One of the crucial challenges in addressing TIPs in Cameroon lies in bringing all stakeholders on the same table. For this purpose, the government should establish a permanent, inclusive, and independent national commission to manage the process given that the Inter-ministerial Anti-Trafficking Committee does not involve all concerned stakeholders and has not been able to execute its mandate properly due to financial constraints. The above reform can be made through the creation of an autonomous institution composed of a cross section of stakeholders (researchers, policy makers, government officials, experts, NGOs etc.) charged with combating human trafficking (inclusive of child trafficking) in the country. This institution will have the role to:
- Identify and create partnerships with donor agencies and not depend only on government funding for its activities and research in the field;
- Identify and coordinate all counter-trafficking programs and activities of all stakeholders engaged in fighting against child trafficking;
- Ensure training of dedicated practitioners who will be well armed technically to detect and assist victims thereby guaranteeing that the interests/welfare of the children are protected;
- Ensure that laws and national policies and action plans adopted are implemented and/or enforced so that traffickers can be duly prosecuted and sanctioned;
- Monitor and evaluate actions carried out on the subject and make recommendations for further action;
- Strengthen national data collection and analysis systems by frequently carrying out R&D and field studies to identify victims so as to provide accurate and up-to-date data on victims; In this vein, it is also important to extend the mandate of the Regional Anti-trafficking Task Forces to include collecting comprehensive anti-trafficking data for more reliable and complete statistics on law enforcement and victim identification efforts;
- Continuously ensure that awareness raising campaigns are carried out to enable the population to understand the ills of trafficking children.
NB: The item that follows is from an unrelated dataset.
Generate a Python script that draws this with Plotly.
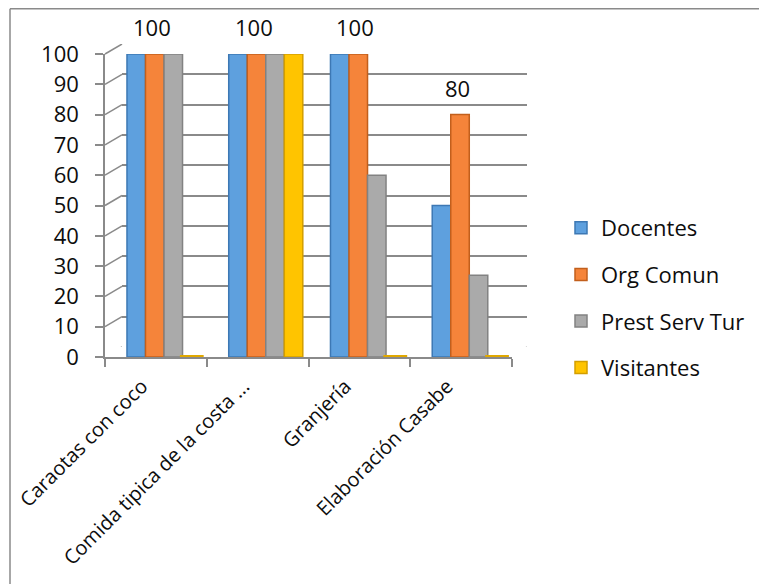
import plotly.graph_objects as go

categories = ["Caraotas con coco", "Comida tipica de la costa ...", "Granjería", "Elaboración Casabe"]
series_names = ["Docentes", "Org Comun", "Prest Serv Tur", "Visitantes"]
docentes = [100, 100, 100, 50]
org_comun = [100, 100, 100, 80]
prest_serv_tur = [100, 100, 60, 27]
visitantes = [0, 100, 0, 0]
y_ticks = [0, 10, 20, 30, 40, 50, 60, 70, 80, 90, 100]

values = [docentes, org_comun, prest_serv_tur, visitantes]
colors = ["#5EA0DE", "#F5843A", "#AAAAAA", "#FFC400"]
edge_colors = ["#3D78B4", "#C25F1C", "#828282", "#D39E00"]
offsets = [-0.284, -0.102, 0.080, 0.262]
bar_w = 0.182

# page body has an 8px margin; figure sized to fit the 767x584 window
OFF = 8
W, H = 767 - OFF, 584 - OFF
FONT = "Open Sans"
TXT = "#0d0d0d"
AX = "#8a8a8a"

# screen-pixel geometry of front/back planes
fx0, fx1 = 105, 512        # front x extent
bx0, bx1 = 122, 527        # back wall x extent
fy0, fy1 = 357, 54         # front y for 0 and 100
dy = 10                    # back wall is 10px above front

def px(v):
    return (v - OFF) / W

def py(v):
    return 1 - (v - OFF) / H

fig = go.Figure()

# back wall subplot (x, y) - gridlines only
fig.add_trace(go.Scatter(x=[], y=[], xaxis="x", yaxis="y", showlegend=False, hoverinfo="skip"))

# bars on front subplot (x2, y2)
for name, vals, col, ecol, off in zip(series_names, values, colors, edge_colors, offsets):
    fig.add_trace(go.Bar(
        x=categories, y=vals, name=name, xaxis="x2", yaxis="y2",
        marker=dict(color=col, line=dict(color=ecol, width=1.5)),
        offset=off, width=bar_w, legendgroup=name,
    ))

# flat discs for zero-valued Visitantes bars
zero_idx = [i + offsets[3] + bar_w / 2 for i, v in enumerate(visitantes) if v == 0]
zero_val = [v for v in visitantes if v == 0]
fig.add_trace(go.Scatter(
    x=zero_idx, y=zero_val, xaxis="x3", yaxis="y2", mode="markers",
    marker=dict(symbol="line-ew-open", size=17, color="#E0A800",
                line=dict(color="#E0A800", width=4)),
    showlegend=False, hoverinfo="skip", cliponaxis=False,
))

# data labels above Org Comun bars
annotations = []
for cat, v in zip(categories, org_comun):
    annotations.append(dict(
        x=cat, y=v, xref="x2", yref="y2", text=str(v), showarrow=False,
        xshift=-4, yshift=27, font=dict(family=FONT, size=22, color=TXT),
    ))

shapes = []
# depth connectors on left wall for each tick
for v in y_ticks:
    shapes.append(dict(
        type="line", xref="paper", yref="y", ysizemode="pixel", yanchor=v,
        x0=px(fx0), x1=px(bx0), y0=-dy, y1=0,
        line=dict(color=AX, width=1.5), layer="above",
    ))
# right floor edge
shapes.append(dict(
    type="line", xref="paper", yref="y", ysizemode="pixel", yanchor=y_ticks[0],
    x0=px(fx1), x1=px(bx1), y0=-dy, y1=0,
    line=dict(color=AX, width=1.5), layer="above",
))
# outer frame (left and top)
shapes.append(dict(type="line", xref="paper", yref="paper", x0=px(10), x1=px(10), y0=py(8.7), y1=0,
                   line=dict(color="#8a8a8a", width=1.5)))
shapes.append(dict(type="line", xref="paper", yref="paper", x0=px(10), x1=1, y0=py(8.7), y1=py(8.7),
                   line=dict(color="#8a8a8a", width=1.5)))

fig.update_layout(
    width=W, height=H,
    margin=dict(l=0, r=0, t=0, b=0, autoexpand=False),
    paper_bgcolor="white", plot_bgcolor="rgba(0,0,0,0)",
    font=dict(family=FONT, size=20, color=TXT),
    barmode="overlay",
    xaxis=dict(domain=[px(bx0), px(bx1)], range=[0, 1], visible=False, showgrid=False,
               anchor="y", automargin=False),
    yaxis=dict(domain=[py(fy0 - dy), py(fy1 - dy)], range=[0, 100], anchor="x", automargin=False,
               showgrid=True, gridcolor=AX, gridwidth=1.5, tickvals=y_ticks,
               showticklabels=False, zeroline=False, showline=False, ticks=""),
    xaxis2=dict(domain=[px(fx0), px(fx1)], anchor="y2", type="category", automargin=False,
                categoryorder="array", categoryarray=categories,
                range=[-0.5, len(categories) - 0.5],
                showline=True, linecolor=AX, linewidth=1.5, showgrid=False,
                ticks="outside", tickson="boundaries", ticklen=8, tickcolor=AX, tickwidth=1.5,
                tickangle=-45, ticklabelshift=-14, ticklabelstandoff=8,
                tickfont=dict(family=FONT, size=20, color=TXT)),
    xaxis3=dict(overlaying="x2", range=[-0.5, len(categories) - 0.5], visible=False,
                anchor="y2", automargin=False),
    yaxis2=dict(domain=[py(fy0), py(fy1)], range=[0, 100], anchor="x2", automargin=False,
                showline=True, linecolor=AX, linewidth=1.5, showgrid=False, zeroline=False,
                ticks="outside", ticklen=8, tickcolor=AX, tickwidth=1.5,
                tickvals=y_ticks, ticklabelstandoff=12,
                tickfont=dict(family=FONT, size=22, color=TXT)),
    legend=dict(x=px(561), y=py(207), xanchor="left", yanchor="top",
                font=dict(family=FONT, size=22, color=TXT),
                traceorder="grouped", tracegroupgap=15, bgcolor="rgba(0,0,0,0)"),
    annotations=annotations,
    shapes=shapes,
    showlegend=True,
)

fig.write_html("out.html")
To address the urgent need to strengthen TIPs measures in the sub region in general, it is important to develop and adopt a holistic, multidimensional and inclusive Anti-Trafficking Regional Approach for Central Africa which will deliver a strategic framework for all concerned stakeholders including external partners like the UN organisations in the region by highlighting a set of priorities and operational responses in the long run. At the same time, this approach will offer sufficient flexibility to adapt to the specific needs of every State in the sub-region through projects and programmes.
In the long term, reducing the vulnerability of children to exploitative patterns merits a change in public awareness as this will deter traffickers and reduce the number of persons who are left vulnerable to the practice. Extensively involving non-governmental organizations that are active in awareness-raising through public debate, training materials, assisting victims to escape their trafficking location, providing temporary shelter, and other care and re-integration services to survivors is thus important.
Finally, but not the least, there is also the need for economic reforms to reduce urban/rural polarization and inequality with the aim of improving the delivery of public goods and services to all citizens. The policies to be adopted and implemented include essentially setting up economic projects to accelerate and revitalize development in mostly rural areas: basic infrastructures, education, health etc.
Despite adopting and ratifying both national and international laws to combat child trafficking, the practice is still a huge challenge for the country validating the argument that human trafficking policies in Cameroon need to be re-adjusted to also encompass children’s welfare and protection. Moreover, given that the current legislation on trafficking in persons in Cameroon covers all forms of trafficking indicated in the UN Trafficking in Persons Protocol, any action plan must take the direction towards full implementation of obligations undertaken by Cameroon within the scope of the Protocol.